My Top Five Thyroid Rockstars
1. Top billing goes to my beloved ashwagandha. This adaptogenic herb modulates your immune and endocrine system to regulate hormones. It’s useful for both hypo- and hyperthyroid and autoimmune thyroid cases because of its balancing effect: if levels are too high or low, it aids in normalizing them. It’s also an excellent tonic for tired adrenal glands, and your adrenals and thyroid greatly impact one another. Ashwagandha has a long list of positive benefits including the following:
- combats stress
- eases anxiety
- relaxes the mind and mood
- regulates immune system
- rejuvenates adrenals
- balances hormones
2. Selenium is a true thyroid rockstar antioxidant, meaning it combats free radical damage in your body. It also seems to have a balancing effect for both hypo- and hyperthyroidism. Selenium is necessary for thyroid hormone conversion: It converts T4 to the active form of thyroid hormone, T3. Several studies have shown selenium to be beneficial for autoimmune thyroid conditions; it may lower antibody levels and reduce inflammation. (source) You can get all the selenium you need in a day by eating just 4-5 Brazil nuts. I do this daily. But be careful about taking selenium supplements: “long term consumption of high doses of selenium can lead to complications such as gastrointestinal upsets, hair loss, white blotchy nails, garlic breath odor, fatigue, irritability, and mild nerve damage.” (source)

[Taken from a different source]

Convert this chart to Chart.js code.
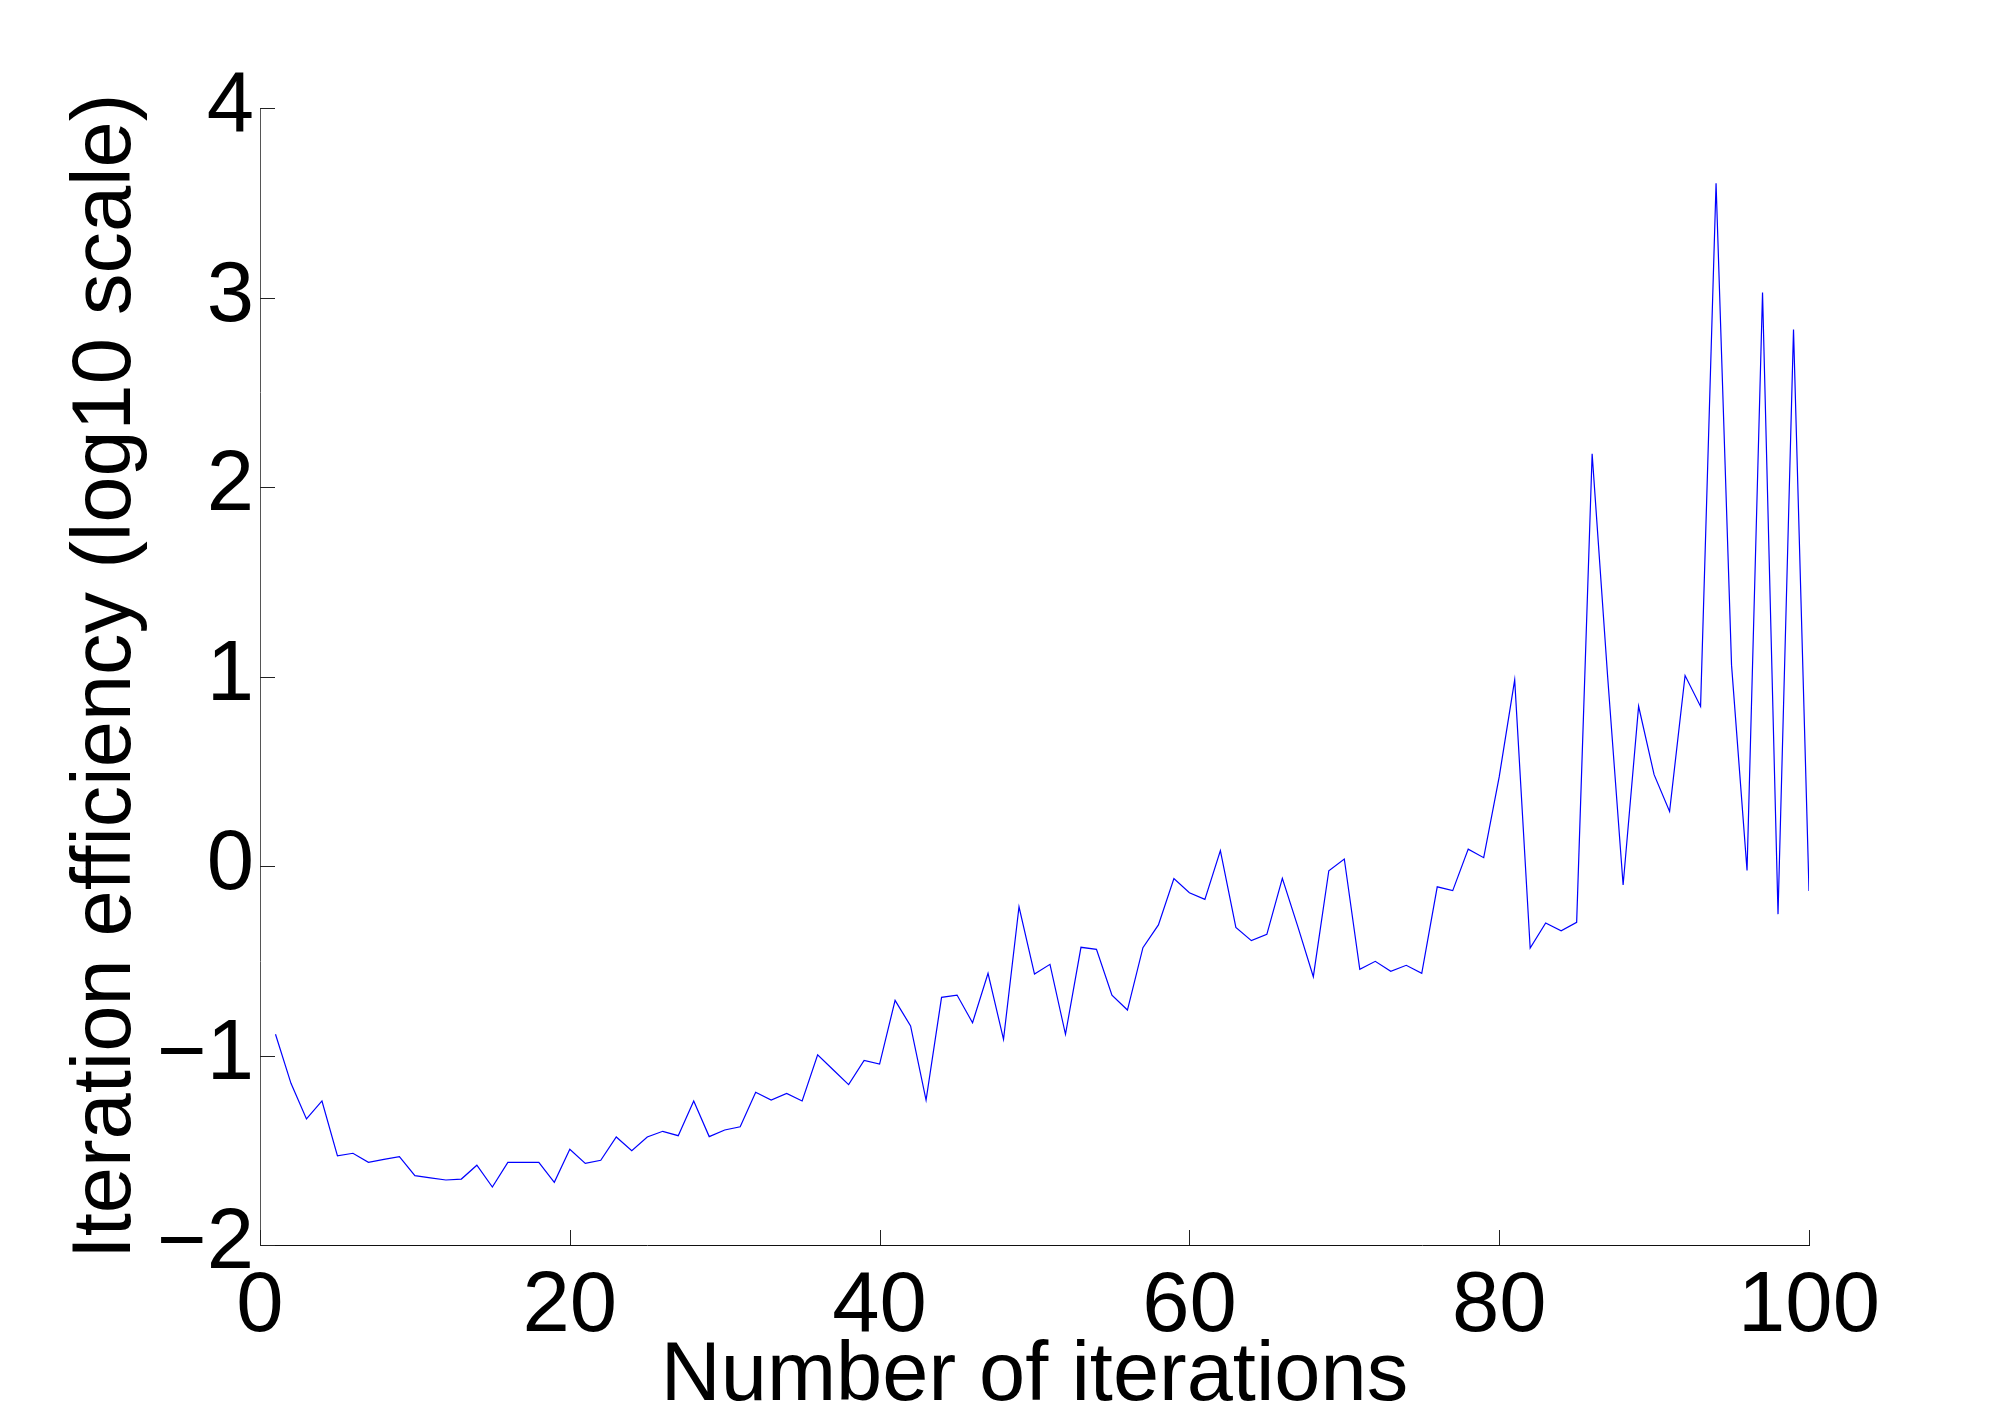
<!DOCTYPE html>
<html>
<head>
<meta charset="utf-8">
<style>
  html, body { margin: 0; padding: 0; background: #ffffff; }
  #wrap { width: 2000px; height: 1419px; position: relative; }
  canvas { display: block; }
</style>
<script src="https://cdn.jsdelivr.net/npm/chart.js@4.4.1/dist/chart.umd.min.js"></script>
</head>
<body>
<div id="wrap"><canvas id="c" width="2000" height="1419"></canvas></div>
<script>
// ---- Data ----
const iterations = Array.from({length: 100}, (_, i) => i + 1);
const efficiencyLog10 = [
  -0.888, -1.147, -1.335, -1.240, -1.530, -1.516, -1.564, -1.548, -1.534, -1.634,
  -1.646, -1.657, -1.652, -1.579, -1.694, -1.564, -1.564, -1.564, -1.669, -1.495,
  -1.569, -1.553, -1.430, -1.502, -1.430, -1.400, -1.423, -1.240, -1.428, -1.393,
  -1.376, -1.194, -1.235, -1.200, -1.240, -0.996, -1.075, -1.154, -1.026, -1.045,
  -0.709, -0.844, -1.235, -0.693, -0.681, -0.827, -0.566, -0.915, -0.215, -0.570,
  -0.519, -0.888, -0.429, -0.440, -0.682, -0.760, -0.431, -0.311, -0.066, -0.141,
  -0.176,  0.081, -0.324, -0.394, -0.361, -0.065, -0.320, -0.584, -0.025,  0.037,
  -0.545, -0.503, -0.556, -0.524, -0.566, -0.110, -0.130,  0.089,  0.044,  0.470,
   0.982, -0.433, -0.301, -0.342, -0.297,  2.175,  1.000, -0.100,  0.843,  0.482,
   0.288,  1.005,  0.842,  3.603,  1.060, -0.024,  3.026, -0.254,  2.831, -0.132
];
const xTickValues = [0, 20, 40, 60, 80, 100];
const yTickValues = [-2, -1, 0, 1, 2, 3, 4];
const xTitle = 'Number of iterations';
const yTitle = 'Iteration efficiency (log10 scale)';

const points = iterations.map((x, i) => ({x: x, y: efficiencyLog10[i]}));

const FONT = '"Liberation Sans", Arial, Helvetica, sans-serif';

// inward tick marks (MATLAB style)
const inwardTicks = {
  id: 'inwardTicks',
  afterDatasetsDraw(chart) {
    const ctx = chart.ctx;
    const xs = chart.scales.x, ys = chart.scales.y;
    const area = chart.chartArea;
    ctx.save();
    ctx.lineWidth = 1;
    ctx.strokeStyle = '#222222';
    ctx.beginPath();
    ys.ticks.forEach(t => {
      const p = Math.round(ys.getPixelForValue(t.value)) + 0.5;
      ctx.moveTo(area.left, p);
      ctx.lineTo(area.left + 15, p);
    });
    xs.ticks.forEach(t => {
      const p = Math.round(xs.getPixelForValue(t.value)) + 0.5;
      ctx.moveTo(p, area.bottom);
      ctx.lineTo(p, area.bottom - 15);
    });
    ctx.stroke();
    ctx.restore();
  }
};

new Chart(document.getElementById('c'), {
  type: 'line',
  data: {
    datasets: [{
      data: points,
      borderColor: '#0000ff',
      borderWidth: 1.2,
      pointRadius: 0,
      tension: 0,
      fill: false
    }]
  },
  options: {
    responsive: false,
    animation: false,
    devicePixelRatio: 1,
    layout: { padding: { top: 108, right: 191, bottom: 0, left: 0 } },
    plugins: { legend: { display: false }, tooltip: { enabled: false } },
    scales: {
      x: {
        type: 'linear',
        min: 0, max: 100,
        afterBuildTicks: s => { s.ticks = xTickValues.map(v => ({value: v})); },
        afterFit: s => { s.height = 174; },
        grid: { display: false },
        border: { display: true, color: '#111111', width: 1 },
        ticks: {
          color: '#000000',
          padding: 12,
          maxRotation: 0,
          autoSkip: false,
          font: { family: FONT, size: 85, lineHeight: 1 },
          callback: v => String(v)
        },
        title: {
          display: true,
          text: xTitle,
          color: '#000000',
          font: { family: FONT, size: 83, lineHeight: 1 },
          padding: { top: 0, bottom: 0 }
        }
      },
      y: {
        type: 'linear',
        min: -2, max: 4,
        afterBuildTicks: s => { s.ticks = yTickValues.map(v => ({value: v})); },
        afterFit: s => { s.width = 260; },
        grid: { display: false },
        border: { display: true, color: '#555555', width: 1 },
        ticks: {
          color: '#000000',
          padding: -2,
          autoSkip: false,
          font: { family: FONT, size: 85, lineHeight: 1 },
          callback: v => (v < 0 ? '\u2212' + Math.abs(v) : String(v))
        },
        title: {
          display: true,
          text: yTitle,
          color: '#000000',
          font: { family: FONT, size: 83, lineHeight: 1 },
          padding: { top: 66, bottom: 0 }
        }
      }
    }
  },
  plugins: [inwardTicks]
});
</script>
</body>
</html>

3. Perhaps the most necessary nutrient for thyroid health is iodine. In fact, iodine deficiency is the most common cause of hypothyroidism worldwide. The thyroid uses iodine to make thyroid hormones T4 and T3. And actually iodine has many functions in the body, including breast health, brain function, stomach acid production, and removal of halide toxins (fluoride, chlorine, etc). Most people think they get enough iodine from iodized salt, but it’s far less than needed, and most iodized salt is refined sodium chloride, not the good unrefined sea salt that most of us have been told to consume. Sea salt doesn’t contain much, if any, iodine (which is why table salt is iodized). Sea vegetables such as kelp, nori, dulse, wakame, and kombu are some of the best sources of iodine. Shellfish is another good one. But again, be careful with iodine supplementation: there’s a lot of confusing info about how supplementing with iodine can aggravate antibody levels if you have Hashimoto’s (though some practitioners say if you take balanced levels of selenium and iodine together this won’t be a problem). So, get your levels tested. I often recommend kelp supplements to those who are low iodine.
4. Liver gets a mention because it is truly one of the most nutrient dense meats we’re not eating. Considered nature’s multi-vitamin, it is high in vitamins D, A, B vitamins, iron, zinc and protein, ALL of which are crucial for a well functioning thyroid. I wish I loved liver, but I just can’t stomach it. If that’s you, you can take desiccated liver capsules every now and again (I do). This brand is good. Here are some other ways to sneak liver into your diet. Try and get a few ounces weekly.
5. Fermented foods make the list because of their probiotic power. Did you know that 20 percent of thyroid function depends on a sufficient supply of healthy gut bacteria? Most of us have poor probiotic diversity because of antibiotic use, too much sugar, birth control pills, conventionally raised meat that’s been fed antibiotics, etc. Getting plenty of probiotic-rich foods from all sources helps correct this imbalance and also starve out bad bacteria. The majority of your immune system is in your gut, so good probiotic levels are key for those with autoimmune conditions. Choose from fermented vegetables (raw kraut), coconut water kefir (my fave), or cow or goat kefir if you can tolerate dairy.